BEGIN EXERCISE MATERIAL

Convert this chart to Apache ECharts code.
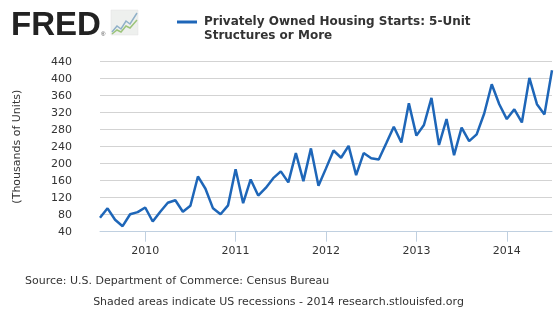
<!DOCTYPE html>
<html>
<head>
<meta charset="utf-8">
<script src="https://cdn.jsdelivr.net/npm/echarts@6/dist/echarts.min.js"></script>
<style>
html,body{margin:0;padding:0;background:#fff;}
#chart{width:557px;height:327px;}
</style>
</head>
<body>
<div id="chart"></div>
<script>
// Monthly series, Jul 2009 - Jul 2014 (thousands of units, SAAR)
var startYear = 2009, startMonth = 7;
var values = [
  73, 95, 68, 53, 81, 86,
  97, 64, 87, 108, 114, 87, 101, 170, 141, 95, 81, 102,
  187, 107, 163, 125, 143, 166, 182, 156, 225, 159, 236, 148,
  189, 231, 214, 242, 173, 225, 213, 210, 248, 287, 250, 342,
  266, 291, 355, 244, 305, 220, 285, 253, 269, 318, 387, 340,
  305, 328, 297, 402, 340, 316, 420
];
var yTicks = [40, 80, 120, 160, 200, 240, 280, 320, 360, 400, 440];
var seriesName = 'Privately Owned Housing Starts: 5-Unit\nStructures or More';
var yAxisTitle = '(Thousands of Units)';
var sourceText = 'Source: U.S. Department of Commerce: Census Bureau';
var noteText = 'Shaded areas indicate US recessions - 2014 research.stlouisfed.org';

var categories = [];
for (var i = 0; i < values.length; i++) {
  var m = startMonth - 1 + i;
  var y = startYear + Math.floor(m / 12);
  var mm = (m % 12) + 1;
  categories.push(y + '-' + (mm < 10 ? '0' + mm : mm));
}
function isJan(idx) { return categories[idx].slice(5) === '01'; }

var chart = echarts.init(document.getElementById('chart'), null, {renderer: 'canvas'});
var font = '"DejaVu Sans", Verdana, sans-serif';
chart.setOption({
  animation: false,
  backgroundColor: '#ffffff',
  grid: {left: 100, right: 5, top: 61.7, bottom: 95.3},
  title: {
    text: seriesName,
    left: 199, top: 10,
    textStyle: {fontFamily: font, fontSize: 12, fontWeight: 'bold', color: '#333', lineHeight: 14}
  },
  xAxis: {
    type: 'category',
    data: categories,
    boundaryGap: false,
    axisLine: {lineStyle: {color: '#c0d0e0', width: 1}},
    axisTick: {show: true, length: 10, interval: function (idx) { return isJan(idx); }, lineStyle: {color: '#c0d0e0'}},
    axisLabel: {
      interval: function (idx) { return isJan(idx); },
      formatter: function (v) { return v.slice(0, 4); },
      margin: 14, color: '#333', fontFamily: font, fontSize: 11
    },
    splitLine: {show: false}
  },
  yAxis: {
    type: 'value',
    min: yTicks[0], max: yTicks[yTicks.length - 1], interval: 40,
    name: yAxisTitle, nameLocation: 'middle', nameGap: 77, nameRotate: 90,
    nameTextStyle: {fontFamily: font, fontSize: 11, color: '#333'},
    axisLine: {show: false}, axisTick: {show: false},
    axisLabel: {margin: 28, color: '#333', fontFamily: font, fontSize: 11},
    splitLine: {lineStyle: {color: '#d3d3d3', width: 1}}
  },
  series: [{
    type: 'line',
    name: seriesName,
    data: values,
    showSymbol: false,
    lineStyle: {color: '#1e66b8', width: 2.5},
    itemStyle: {color: '#1e66b8'}
  }],
  graphic: [
    {type: 'line', shape: {x1: 177, y1: 22, x2: 197, y2: 22}, style: {stroke: '#1e66b8', lineWidth: 3}},
    {type: 'text', left: 11, top: 9, style: {text: 'FRED', font: 'bold 33px "Liberation Sans", Arial, sans-serif', fill: '#222', letterSpacing: -1}},
    {type: 'text', left: 101, top: 31, style: {text: '®', font: '6px "Liberation Sans", Arial, sans-serif', fill: '#444'}},
    {type: 'rect', shape: {x: 111, y: 10, width: 27, height: 25}, style: {fill: '#eef0ee', stroke: '#e0e0e0', lineWidth: 0.5}},
    {type: 'polyline', shape: {points: [[112, 32], [117, 26], [121, 29], [126, 21], [130, 24], [137, 13]]}, style: {stroke: '#8fb0c8', lineWidth: 1.5, fill: null}},
    {type: 'polyline', shape: {points: [[112, 34], [117, 30], [121, 32], [126, 26], [130, 28], [137, 20]]}, style: {stroke: '#9cc47a', lineWidth: 1.5, fill: null}},
    {type: 'text', left: 25, top: 276, style: {text: sourceText, font: '11px ' + font, fill: '#333'}},
    {type: 'text', left: 'center', top: 297, style: {text: noteText, font: '11px ' + font, fill: '#333'}}
  ]
});
</script>
</body>
</html>
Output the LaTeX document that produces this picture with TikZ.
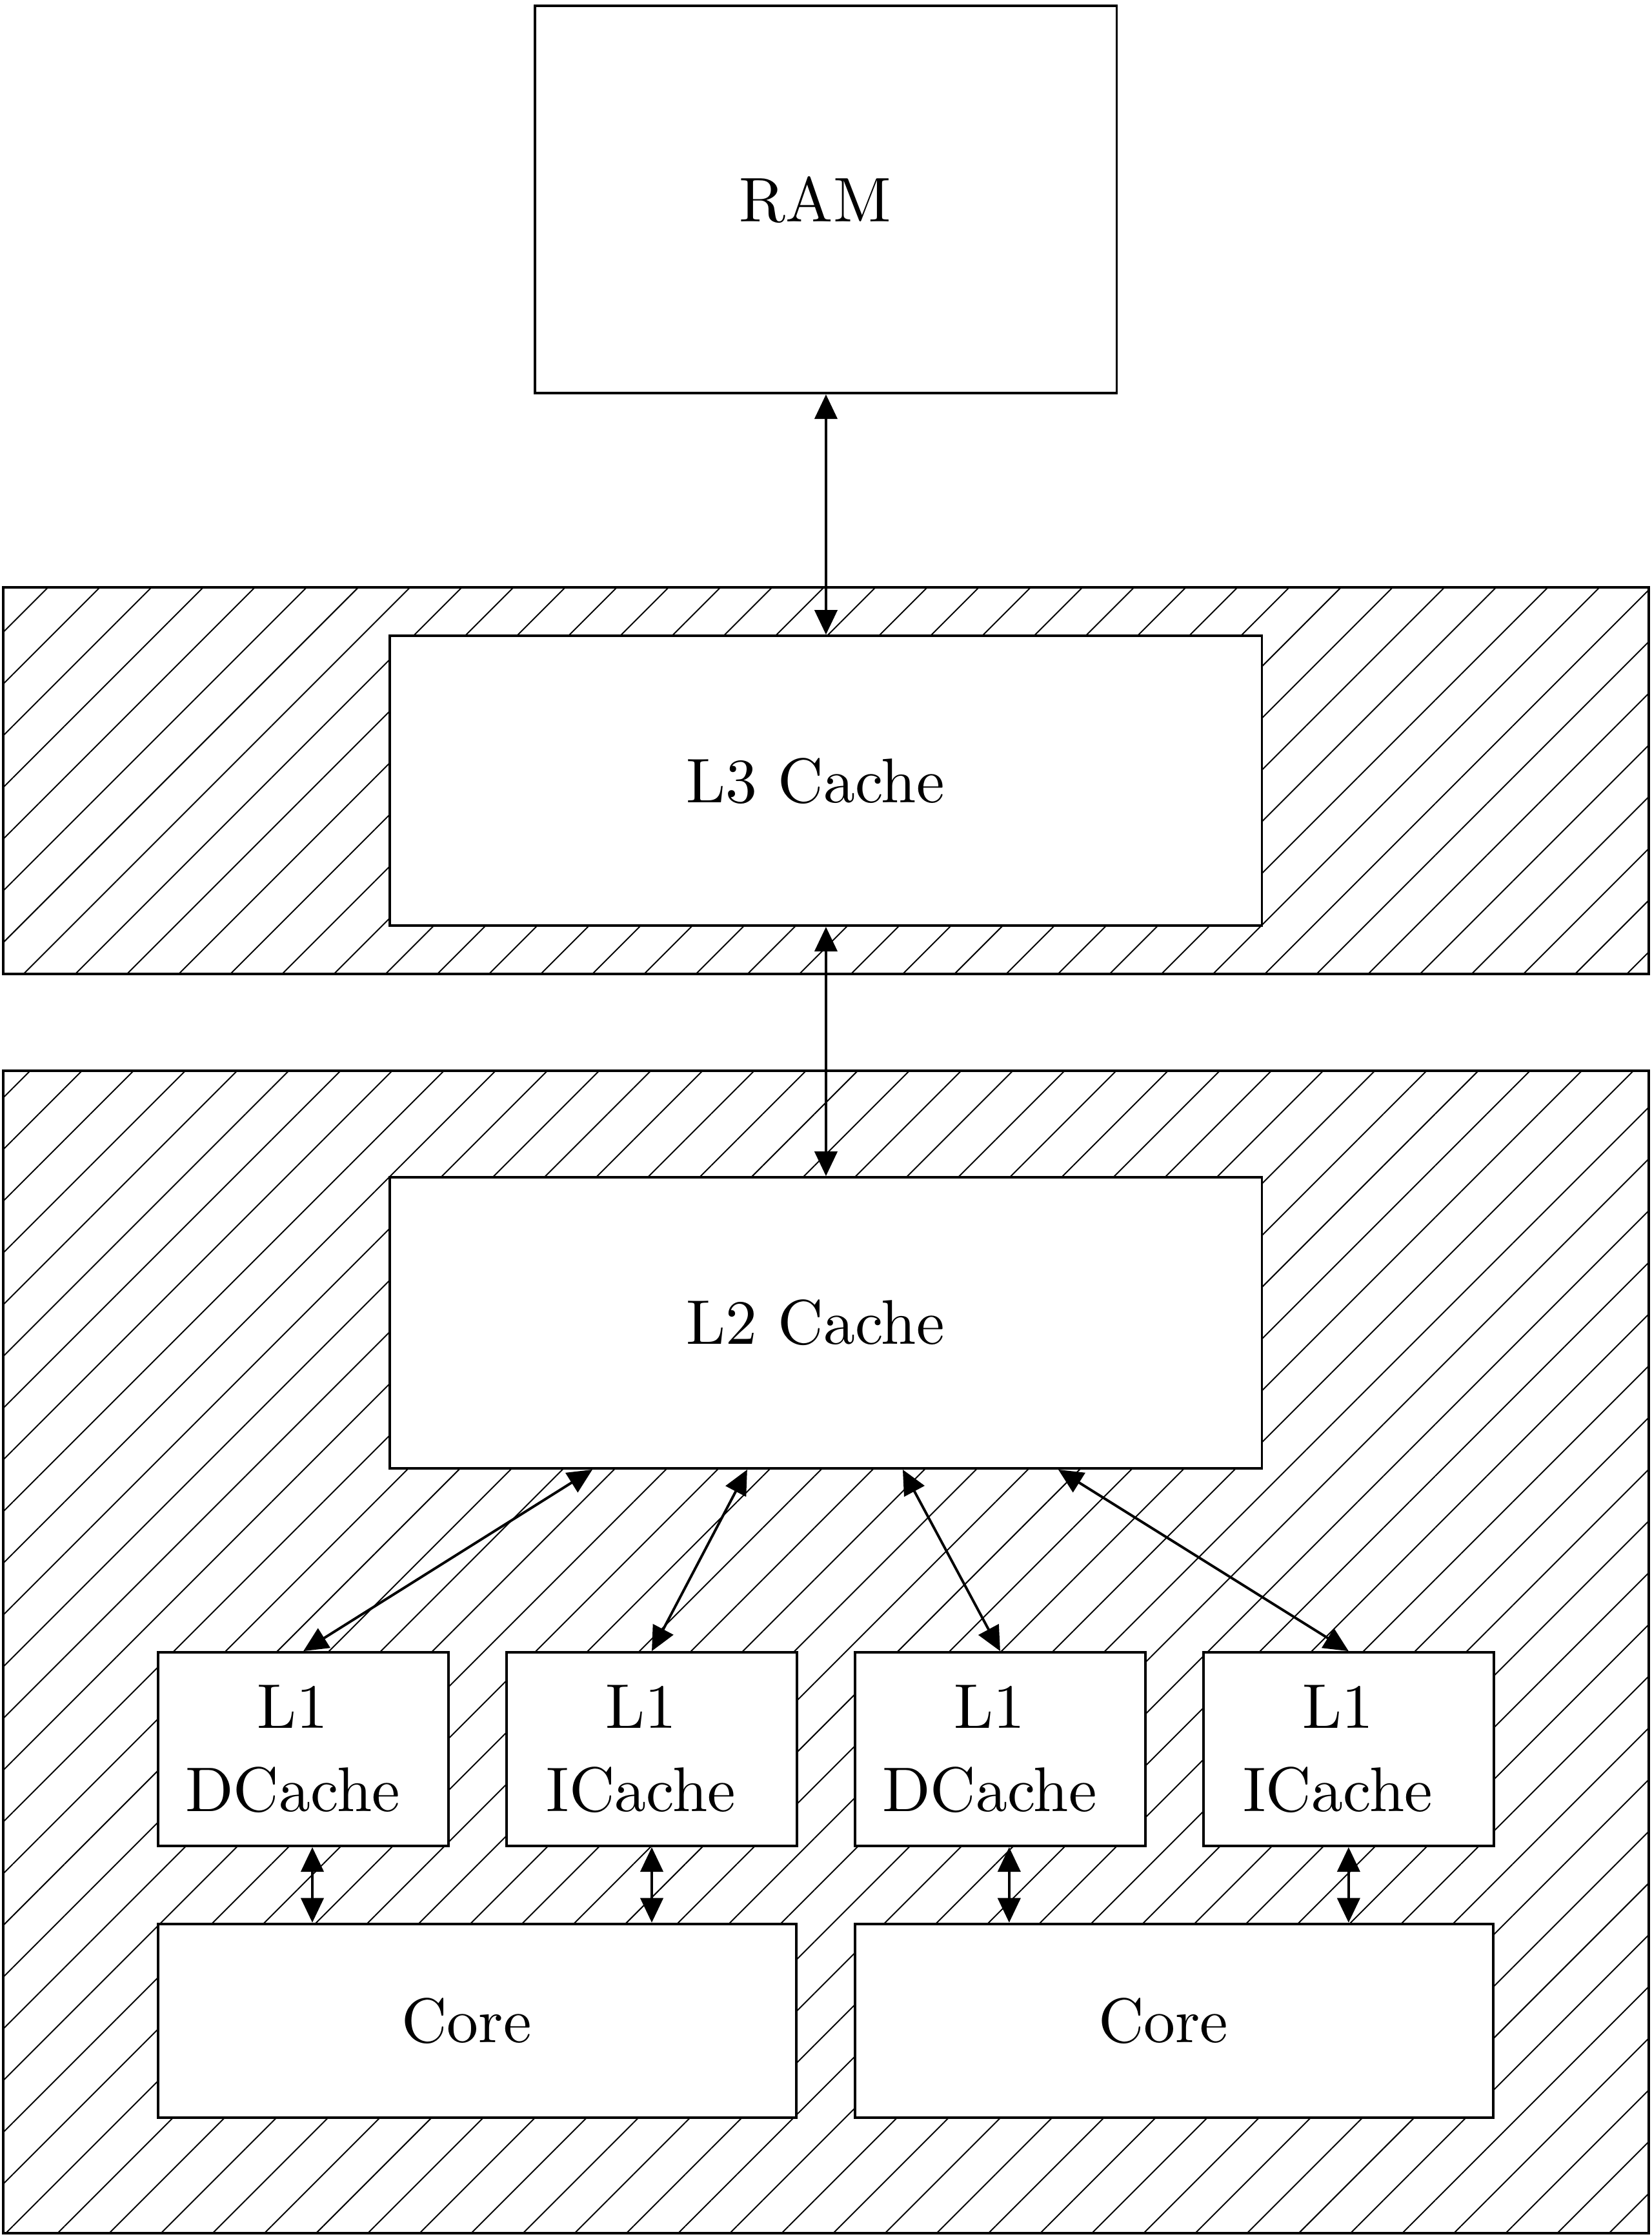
\documentclass[tikz,border=0pt]{standalone}
\usetikzlibrary{arrows.meta,positioning,patterns.meta}

\begin{document}
\begin{tikzpicture}[>={Triangle[length=3.9pt,width=3.6pt]},
  blk/.style={draw,fill=white,inner sep=0pt},
  txt/.style={xshift=-0.06cm,align=center,inner sep=0pt},
  lone/.style={blk,minimum width=1.619cm,minimum height=1.079cm},
  corebox/.style={blk,minimum width=3.558cm,minimum height=1.079cm},
  shared/.style={draw,pattern={Lines[angle=45,distance=5.8pt,line width=0.2pt]}}]
  \useasboundingbox (0,0) rectangle (9.205,-12.478);
  % shared levels (hatched)
  \draw[shared] (0.018,-3.273) rectangle (9.191,-5.428);
  \draw[shared] (0.018,-5.968) rectangle (9.191,-12.446);
  \node[blk,minimum width=3.241cm,minimum height=2.158cm,label={[txt]center:RAM}] (RAM) at (4.604,-1.112) {};
  \node[blk,minimum width=4.86cm,minimum height=1.615cm,label={[txt]center:L3 Cache}] (L3) at (4.604,-4.351) {};
  \node[blk,minimum width=4.86cm,minimum height=1.622cm,label={[txt]center:L2 Cache}] (L2) at (4.604,-7.372) {};
  % private L1 caches and cores
  \tikzset{every label/.append style={font=\fontsize{10}{13.2}\selectfont}}
  \node[lone,label={[txt]center:{L1\\DCache}}] (D1) at (1.691,-9.748) {};
  \node[lone,right=0.309cm of D1,label={[txt]center:{L1\\ICache}}] (I1) {};
  \node[lone,right=0.309cm of I1,label={[txt]center:{L1\\DCache}}] (D2) {};
  \node[lone,right=0.309cm of D2,label={[txt]center:{L1\\ICache}}] (I2) {};
  \node[corebox,below=0.42cm of D1.south west,anchor=north west,label={[txt]center:Core}] (C1) {};
  \node[corebox,below=0.42cm of D2.south west,anchor=north west,label={[txt]center:Core}] (C2) {};
  \draw[<->] (RAM.south) -- (L3.north);
  \draw[<->] (L3.south) -- (L2.north);
  \draw[<->] ([xshift=-1.302cm]L2.south) -- (D1.north);
  \draw[<->] ([xshift=-0.439cm]L2.south) -- (I1.north);
  \draw[<->] ([xshift=0.428cm]L2.south) -- (D2.north);
  \draw[<->] ([xshift=1.295cm]L2.south) -- (I2.north);
  \foreach \a/\c/\s in {D1/C1/0.05,I1/C1/0,D2/C2/0.05,I2/C2/0}
    \draw[<->] ([xshift=\s cm]\a.south) -- ([xshift=\s cm]\a.south |- \c.north);
\end{tikzpicture}
\end{document}
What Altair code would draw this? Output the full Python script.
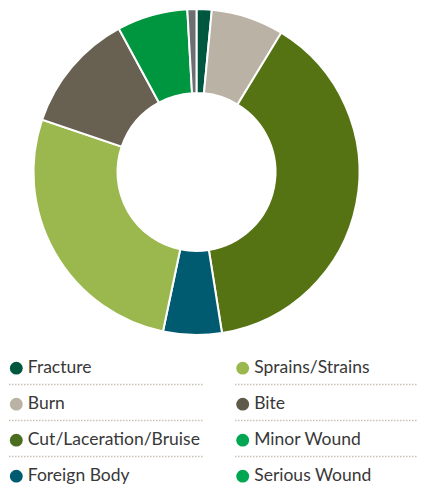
import altair as alt
import pandas as pd

# Donut slices, clockwise from 12 o'clock
slices = ["Fracture", "Burn", "Cut/Laceration/Bruise", "Foreign Body",
          "Sprains/Strains", "Bite", "Minor Wound", "Serious Wound"]
shares = [1.5, 7.2, 38.8, 5.8, 26.9, 11.9, 7.0, 0.9]
slice_colors = ["#00573f", "#bab2a5", "#567314", "#005a70",
                "#9bb84f", "#686050", "#00963f", "#6d6e71"]

# Legend (two columns, read row by row)
legend_labels = ["Fracture", "Sprains/Strains", "Burn", "Bite",
                 "Cut/Laceration/Bruise", "Minor Wound", "Foreign Body", "Serious Wound"]
legend_colors = ["#00573f", "#9bb84f", "#bab2a5", "#5e5a4a",
                 "#4b6e1e", "#00a651", "#005a70", "#00a651"]

pie_df = pd.DataFrame({
    "cat": slices,
    "share": shares,
    "color": slice_colors,
    "idx": list(range(len(slices))),
})

leg_df = pd.DataFrame({
    "label": legend_labels,
    "color": legend_colors,
    "row": [i // 2 for i in range(len(legend_labels))],
    "col": [i % 2 for i in range(len(legend_labels))],
})

W, H = 409, 477

donut = alt.Chart(pie_df).mark_arc(
    innerRadius=79, outerRadius=163, stroke="white", strokeWidth=2
).encode(
    theta=alt.Theta("share:Q", stack=True),
    color=alt.Color("color:N", scale=None),
    order=alt.Order("idx:Q"),
    x=alt.value(188.5),
    y=alt.value(164),
)

xs = alt.Scale(domain=[0, 1], range=[8.3, 234.7])
ys = alt.Scale(domain=[0, 3], range=[360.2, 468.2])

base = alt.Chart(leg_df)

dots = base.mark_circle(size=165, opacity=1).encode(
    x=alt.X("col:Q", scale=xs, axis=None),
    y=alt.Y("row:Q", scale=ys, axis=None),
    color=alt.Color("color:N", scale=None),
)

labels = base.mark_text(
    align="left", baseline="middle", dx=11.5, fontSize=17.5, font="Lato", color="#383838"
).encode(
    x=alt.X("col:Q", scale=xs, axis=None),
    y=alt.Y("row:Q", scale=ys, axis=None),
    text="label:N",
)

rule_left = base.transform_filter("datum.col == 0").mark_rule(
    color="#c9c1b4", strokeWidth=1.5, strokeDash=[1.5, 1.5], yOffset=16.2
).encode(
    x=alt.value(1), x2=alt.value(196),
    y=alt.Y("row:Q", scale=ys, axis=None),
)

rule_right = base.transform_filter("datum.col == 1").mark_rule(
    color="#c9c1b4", strokeWidth=1.5, strokeDash=[1.5, 1.5], yOffset=16.2
).encode(
    x=alt.value(227), x2=alt.value(417),
    y=alt.Y("row:Q", scale=ys, axis=None),
)

chart = alt.layer(donut, rule_left, rule_right, dots, labels).properties(
    width=W, height=H, padding=0,
    autosize=alt.AutoSizeParams(type="none"),
).configure_view(stroke=None)

chart.save("out.html", embed_options={"renderer": "svg", "actions": False})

END EXERCISE MATERIAL

• [INSTRUCTIONS TO FOLLOW]: Copy only the lines above from the one containing "What Altair code" through the one containing "W, H = 409, 477", both included. Leave out the pictures.

• [RESULT OF THIS TASK]:
What Altair code would draw this? Output the full Python script.
import altair as alt
import pandas as pd

# Donut slices, clockwise from 12 o'clock
slices = ["Fracture", "Burn", "Cut/Laceration/Bruise", "Foreign Body",
          "Sprains/Strains", "Bite", "Minor Wound", "Serious Wound"]
shares = [1.5, 7.2, 38.8, 5.8, 26.9, 11.9, 7.0, 0.9]
slice_colors = ["#00573f", "#bab2a5", "#567314", "#005a70",
                "#9bb84f", "#686050", "#00963f", "#6d6e71"]

# Legend (two columns, read row by row)
legend_labels = ["Fracture", "Sprains/Strains", "Burn", "Bite",
                 "Cut/Laceration/Bruise", "Minor Wound", "Foreign Body", "Serious Wound"]
legend_colors = ["#00573f", "#9bb84f", "#bab2a5", "#5e5a4a",
                 "#4b6e1e", "#00a651", "#005a70", "#00a651"]

pie_df = pd.DataFrame({
    "cat": slices,
    "share": shares,
    "color": slice_colors,
    "idx": list(range(len(slices))),
})

leg_df = pd.DataFrame({
    "label": legend_labels,
    "color": legend_colors,
    "row": [i // 2 for i in range(len(legend_labels))],
    "col": [i % 2 for i in range(len(legend_labels))],
})

W, H = 409, 477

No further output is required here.